Each container type then has corresponding functions that can use the assumptions to avoid unnecessary work on each row.

For example for rle: nextrows:

func (ri *runIterator16) nextRows(hs uint32, buf []uint32) int {
	n := 0
	if !ri.hasNext() {
		return n
	}

	if ri.curIndex == -1 {
		// first time is special
		ri.curIndex = 0
	}

	// start and end are inclusive
	for n < len(buf) {
		// add as many as you can from this seq
		// careful for uint16  overflows ... (valsLeft can be uint16Max + 1)
		valsLeft := int(ri.rc.iv[ri.curIndex].last) - (int(ri.rc.iv[ri.curIndex].start) + int(ri.curPosInIndex)) + 1
		moreVals := min(valsLeft, len(buf)-n)

		base := uint32(ri.rc.iv[ri.curIndex].start+ri.curPosInIndex) | hs

		// allows BCE
		buf2 := buf[n : n+moreVals]
		for i := range buf2 {
			buf2[i] = base + uint32(i)
		}

		// update values
		ri.curPosInIndex += uint16(moreVals) //moreVals always fits in uint16
		ri.curSeq += int64(moreVals)
		n += moreVals
		if moreVals == valsLeft {
			ri.curPosInIndex = 0
			ri.curIndex++
			if ri.curIndex == int64(len(ri.rc.iv)) {
				break
			}
		}
	}
	return n

}

Gives us 20x performance over naively calling next() repeatedly.

Excited to contribute :) What are the next steps here?

@lemire
Copy link
Member

lemire commented Nov 4, 2017

Evidently, we are always happy to receive contributions. Anything that you use in an actual application with good results should make it into our code. At a minimum, we should make sure that you can get the features you need without any need of maintaining a private fork (something that is not good for anyone).

Let us chat.

I'd break your contributions into two distinct ones.

First, it seems that you propose a way to iterate over values faster by doing it in bulk. The nextRows function has clearly the potential of being faster, if only because you have fewer function calls. I'd still want to see a benchmark, something that does something less trivial than just run through the data (i.e., fill the buffers), because you are filling in your buffer, but then you need to read it again in your application, so you take the value, store it in your buffer, then come back to it later, and reread it. It may end up being faster, but it is not obviously much faster in practice, and it is certainly less convenient for most users. The name is not ideal because we have no notion of rows. I don't want to bikeshed the naming convention, but can you propose a name that first the current API as per our godoc. As a hint, we have a closely related method called ToArray.

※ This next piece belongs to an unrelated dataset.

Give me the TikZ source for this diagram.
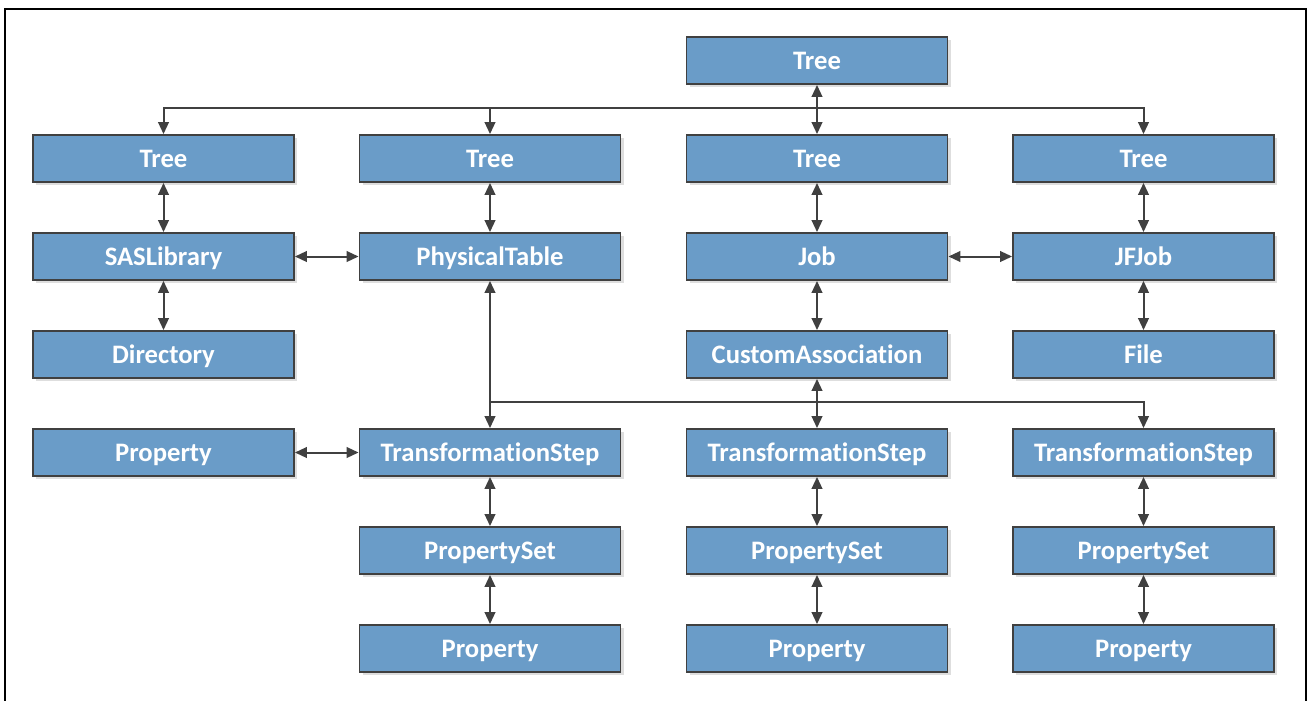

In C, we sidestep the problem of iterating over the values with an iterator, and use a kind of for-each construct. The function takes a function pointer as input. The function pointer just calls your function with each value (possibly stopping if your function returns false). It is unknown to me how well it works in Go, but in C, it is ridiculously fast. So it is possible that there are alternative designs that you have not considered that might serve your performance need even better. Or not.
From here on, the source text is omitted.